_COLLECTED DATA_
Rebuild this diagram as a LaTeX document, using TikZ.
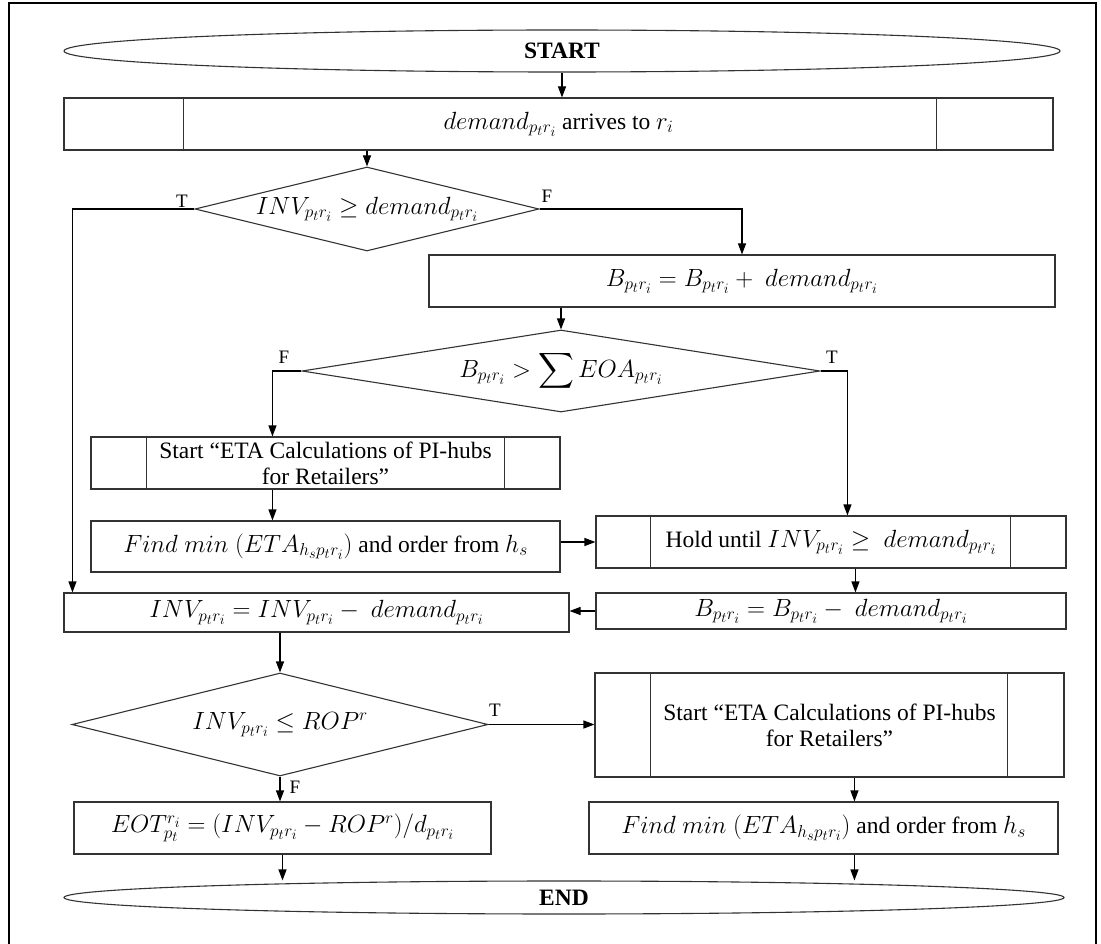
\documentclass[tikz,border=0pt]{standalone}
\usepackage{amsmath}
\usepackage{fontspec}
\setmainfont{Liberation Serif}
\usetikzlibrary{shapes.geometric,arrows.meta,calc}

% formulas are set a little larger than the surrounding words,
% with fairly large sub- and superscripts
\DeclareMathSizes{26}{26}{18.5}{14}
\newcommand{\mth}[1]{{\fontsize{26}{26}\selectfont$#1$}}

\tikzset{
  txt/.style={font=\fontsize{23.5}{26}\selectfont},
  box/.style={draw=black!80, line width=1.1pt, rectangle, inner sep=0pt, align=center, txt},
  dec/.style={draw=black!80, line width=1.1pt, diamond, inner sep=0pt, aspect=1},
  term/.style={draw=black!80, line width=1.1pt, ellipse, inner sep=0pt,
               font=\fontsize{23.5}{26}\selectfont\bfseries},
  arr/.style={draw=black, line width=1.1pt, -{Triangle[length=11pt,width=8pt]}},
  tf/.style={font=\fontsize{19}{22}\selectfont, inner sep=0pt},
  sub/.style={draw=black!80, line width=1.1pt}
}

\begin{document}
\begin{tikzpicture}[x=1pt, y=-1pt]
\useasboundingbox (0,0) rectangle (1101,944);

% outer frame
\draw[line width=1.2pt] (9,950) -- (9,3) -- (1096,3) -- (1096,950);

% terminals
\node[term, minimum width=996pt, minimum height=42pt] (start) at (562,51) {START};
\node[term, minimum width=1000pt, minimum height=33pt] (end) at (564,897.5) {END};

% demand arrives
\node[box, minimum width=989pt, minimum height=52pt] (arrive) at (558.5,124)
  {\mth{demand_{p_t r_i}} arrives to \mth{r_i}};
\draw[sub] ([xshift=120pt]arrive.north west) -- ([xshift=120pt]arrive.south west);
\draw[sub] ([xshift=-117pt]arrive.north east) -- ([xshift=-117pt]arrive.south east);

% first decision
\node[dec, minimum width=344pt, minimum height=84pt,
      label={[txt]center:\mth{INV_{p_t r_i} \geq demand_{p_t r_i}}}] (d1) at (367,209) {};

% backlog update
\node[box, minimum width=626pt, minimum height=52pt] (bplus) at (742,281)
  {\mth{B_{p_t r_i} = B_{p_t r_i} +\ demand_{p_t r_i}}};

% second decision
\node[dec, minimum width=518pt, minimum height=82pt,
      label={[txt]center:\mth{B_{p_t r_i} > \displaystyle\sum EOA_{p_t r_i}}}] (d2) at (561,371) {};

% ETA subprocess (left)
\node[box, minimum width=469pt, minimum height=52pt] (eta1) at (325.5,463)
  {Start “ETA Calculations of PI-hubs\\for Retailers”};
\draw[sub] ([xshift=56pt]eta1.north west) -- ([xshift=56pt]eta1.south west);
\draw[sub] ([xshift=-56pt]eta1.north east) -- ([xshift=-56pt]eta1.south east);

\node[box, minimum width=469pt, minimum height=51pt] (find1) at (325.5,546.5)
  {\mth{Find\ min\ (ETA_{h_s p_t r_i})} and order from \mth{h_s}};

% hold
\node[box, minimum width=470pt, minimum height=52pt] (hold) at (831,542)
  {Hold until \mth{INV_{p_t r_i} \geq\ demand_{p_t r_i}}};
\draw[sub] ([xshift=55pt]hold.north west) -- ([xshift=55pt]hold.south west);
\draw[sub] ([xshift=-56pt]hold.north east) -- ([xshift=-56pt]hold.south east);

\node[box, minimum width=470pt, minimum height=36pt] (bminus) at (831,611)
  {\mth{B_{p_t r_i} = B_{p_t r_i} -\ demand_{p_t r_i}}};

\node[box, minimum width=505pt, minimum height=39pt] (inveq) at (316.5,612.5)
  {\mth{INV_{p_t r_i} = INV_{p_t r_i} -\ demand_{p_t r_i}}};

% reorder decision
\node[dec, minimum width=416pt, minimum height=103pt,
      label={[txt]center:\mth{INV_{p_t r_i} \leq ROP^r}}] (d3) at (280,724.5) {};

\node[box, minimum width=417pt, minimum height=52pt] (eot) at (282.5,828)
  {\mth{EOT_{p_t}^{r_i} = (INV_{p_t r_i} - ROP^r)/d_{p_t r_i}}};

% ETA subprocess (right)
\node[box, minimum width=469pt, minimum height=104pt] (eta2) at (829.5,725)
  {Start “ETA Calculations of PI-hubs\\for Retailers”};
\draw[sub] ([xshift=56pt]eta2.north west) -- ([xshift=56pt]eta2.south west);
\draw[sub] ([xshift=-57pt]eta2.north east) -- ([xshift=-57pt]eta2.south east);

\node[box, minimum width=469pt, minimum height=52pt] (find2) at (823.5,828)
  {\mth{Find\ min\ (ETA_{h_s p_t r_i})} and order from \mth{h_s}};

% connectors
\draw[arr] (start.south) -- (start.south |- arrive.north);
\draw[arr] (arrive.south -| d1.north) -- (d1.north);
\draw[arr] (d1.west) -| ([xshift=9pt]inveq.north west);
\draw[arr] (d1.east) -| (bplus.north);
\draw[arr] (bplus.south -| d2.north) -- (d2.north);
\draw[arr] (d2.west) -| ([xshift=182pt]eta1.north west);
\draw[arr] ([xshift=182pt]eta1.south west) -- ([xshift=182pt]find1.north west);
\draw[arr] (d2.east) -| ([xshift=252pt]hold.north west);
\draw[arr] (hold.west -| find1.east) -- (hold.west);
\draw[arr] ([xshift=260pt]hold.south west) -- ([xshift=260pt]bminus.north west);
\draw[arr] (bminus.west) -- (bminus.west -| inveq.east);
\draw[arr] (inveq.south -| d3.north) -- (d3.north);
\draw[arr] (d3.east) -- (d3.east -| eta2.west);
\draw[arr] (d3.south) -- (d3.south |- eot.north);
\draw[arr] ([xshift=260pt]eta2.south west) -- ([xshift=260pt]eta2.south west |- find2.north);
\draw[arr] (eot.south) -- (eot.south |- end.north);
\draw[arr] ([xshift=266pt]find2.south west) -- ([xshift=266pt]find2.south west |- end.north);

% branch labels
\node[tf] (t1) at (182,201) {T};
\node[tf] (f1) at (547,196) {F};
\node[tf] (f2) at (284,357) {F};
\node[tf] (t2) at (832,357) {T};
\node[tf] (t3) at (495,710) {T};
\node[tf] (f3) at (295,787) {F};
\end{tikzpicture}
\end{document}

_TASK_
Transcribe the whole listing exactly. Pictures are excluded.

_WORKED ANSWER_
Rebuild this diagram as a LaTeX document, using TikZ.
\documentclass[tikz,border=0pt]{standalone}
\usepackage{amsmath}
\usepackage{fontspec}
\setmainfont{Liberation Serif}
\usetikzlibrary{shapes.geometric,arrows.meta,calc}

% formulas are set a little larger than the surrounding words,
% with fairly large sub- and superscripts
\DeclareMathSizes{26}{26}{18.5}{14}
\newcommand{\mth}[1]{{\fontsize{26}{26}\selectfont$#1$}}

\tikzset{
  txt/.style={font=\fontsize{23.5}{26}\selectfont},
  box/.style={draw=black!80, line width=1.1pt, rectangle, inner sep=0pt, align=center, txt},
  dec/.style={draw=black!80, line width=1.1pt, diamond, inner sep=0pt, aspect=1},
  term/.style={draw=black!80, line width=1.1pt, ellipse, inner sep=0pt,
               font=\fontsize{23.5}{26}\selectfont\bfseries},
  arr/.style={draw=black, line width=1.1pt, -{Triangle[length=11pt,width=8pt]}},
  tf/.style={font=\fontsize{19}{22}\selectfont, inner sep=0pt},
  sub/.style={draw=black!80, line width=1.1pt}
}

\begin{document}
\begin{tikzpicture}[x=1pt, y=-1pt]
\useasboundingbox (0,0) rectangle (1101,944);

% outer frame
\draw[line width=1.2pt] (9,950) -- (9,3) -- (1096,3) -- (1096,950);

% terminals
\node[term, minimum width=996pt, minimum height=42pt] (start) at (562,51) {START};
\node[term, minimum width=1000pt, minimum height=33pt] (end) at (564,897.5) {END};

% demand arrives
\node[box, minimum width=989pt, minimum height=52pt] (arrive) at (558.5,124)
  {\mth{demand_{p_t r_i}} arrives to \mth{r_i}};
\draw[sub] ([xshift=120pt]arrive.north west) -- ([xshift=120pt]arrive.south west);
\draw[sub] ([xshift=-117pt]arrive.north east) -- ([xshift=-117pt]arrive.south east);

% first decision
\node[dec, minimum width=344pt, minimum height=84pt,
      label={[txt]center:\mth{INV_{p_t r_i} \geq demand_{p_t r_i}}}] (d1) at (367,209) {};

% backlog update
\node[box, minimum width=626pt, minimum height=52pt] (bplus) at (742,281)
  {\mth{B_{p_t r_i} = B_{p_t r_i} +\ demand_{p_t r_i}}};

% second decision
\node[dec, minimum width=518pt, minimum height=82pt,
      label={[txt]center:\mth{B_{p_t r_i} > \displaystyle\sum EOA_{p_t r_i}}}] (d2) at (561,371) {};

% ETA subprocess (left)
\node[box, minimum width=469pt, minimum height=52pt] (eta1) at (325.5,463)
  {Start “ETA Calculations of PI-hubs\\for Retailers”};
\draw[sub] ([xshift=56pt]eta1.north west) -- ([xshift=56pt]eta1.south west);
\draw[sub] ([xshift=-56pt]eta1.north east) -- ([xshift=-56pt]eta1.south east);

\node[box, minimum width=469pt, minimum height=51pt] (find1) at (325.5,546.5)
  {\mth{Find\ min\ (ETA_{h_s p_t r_i})} and order from \mth{h_s}};

% hold
\node[box, minimum width=470pt, minimum height=52pt] (hold) at (831,542)
  {Hold until \mth{INV_{p_t r_i} \geq\ demand_{p_t r_i}}};
\draw[sub] ([xshift=55pt]hold.north west) -- ([xshift=55pt]hold.south west);
\draw[sub] ([xshift=-56pt]hold.north east) -- ([xshift=-56pt]hold.south east);

\node[box, minimum width=470pt, minimum height=36pt] (bminus) at (831,611)
  {\mth{B_{p_t r_i} = B_{p_t r_i} -\ demand_{p_t r_i}}};

\node[box, minimum width=505pt, minimum height=39pt] (inveq) at (316.5,612.5)
  {\mth{INV_{p_t r_i} = INV_{p_t r_i} -\ demand_{p_t r_i}}};

% reorder decision
\node[dec, minimum width=416pt, minimum height=103pt,
      label={[txt]center:\mth{INV_{p_t r_i} \leq ROP^r}}] (d3) at (280,724.5) {};

\node[box, minimum width=417pt, minimum height=52pt] (eot) at (282.5,828)
  {\mth{EOT_{p_t}^{r_i} = (INV_{p_t r_i} - ROP^r)/d_{p_t r_i}}};

% ETA subprocess (right)
\node[box, minimum width=469pt, minimum height=104pt] (eta2) at (829.5,725)
  {Start “ETA Calculations of PI-hubs\\for Retailers”};
\draw[sub] ([xshift=56pt]eta2.north west) -- ([xshift=56pt]eta2.south west);
\draw[sub] ([xshift=-57pt]eta2.north east) -- ([xshift=-57pt]eta2.south east);

\node[box, minimum width=469pt, minimum height=52pt] (find2) at (823.5,828)
  {\mth{Find\ min\ (ETA_{h_s p_t r_i})} and order from \mth{h_s}};

% connectors
\draw[arr] (start.south) -- (start.south |- arrive.north);
\draw[arr] (arrive.south -| d1.north) -- (d1.north);
\draw[arr] (d1.west) -| ([xshift=9pt]inveq.north west);
\draw[arr] (d1.east) -| (bplus.north);
\draw[arr] (bplus.south -| d2.north) -- (d2.north);
\draw[arr] (d2.west) -| ([xshift=182pt]eta1.north west);
\draw[arr] ([xshift=182pt]eta1.south west) -- ([xshift=182pt]find1.north west);
\draw[arr] (d2.east) -| ([xshift=252pt]hold.north west);
\draw[arr] (hold.west -| find1.east) -- (hold.west);
\draw[arr] ([xshift=260pt]hold.south west) -- ([xshift=260pt]bminus.north west);
\draw[arr] (bminus.west) -- (bminus.west -| inveq.east);
\draw[arr] (inveq.south -| d3.north) -- (d3.north);
\draw[arr] (d3.east) -- (d3.east -| eta2.west);
\draw[arr] (d3.south) -- (d3.south |- eot.north);
\draw[arr] ([xshift=260pt]eta2.south west) -- ([xshift=260pt]eta2.south west |- find2.north);
\draw[arr] (eot.south) -- (eot.south |- end.north);
\draw[arr] ([xshift=266pt]find2.south west) -- ([xshift=266pt]find2.south west |- end.north);

% branch labels
\node[tf] (t1) at (182,201) {T};
\node[tf] (f1) at (547,196) {F};
\node[tf] (f2) at (284,357) {F};
\node[tf] (t2) at (832,357) {T};
\node[tf] (t3) at (495,710) {T};
\node[tf] (f3) at (295,787) {F};
\end{tikzpicture}
\end{document}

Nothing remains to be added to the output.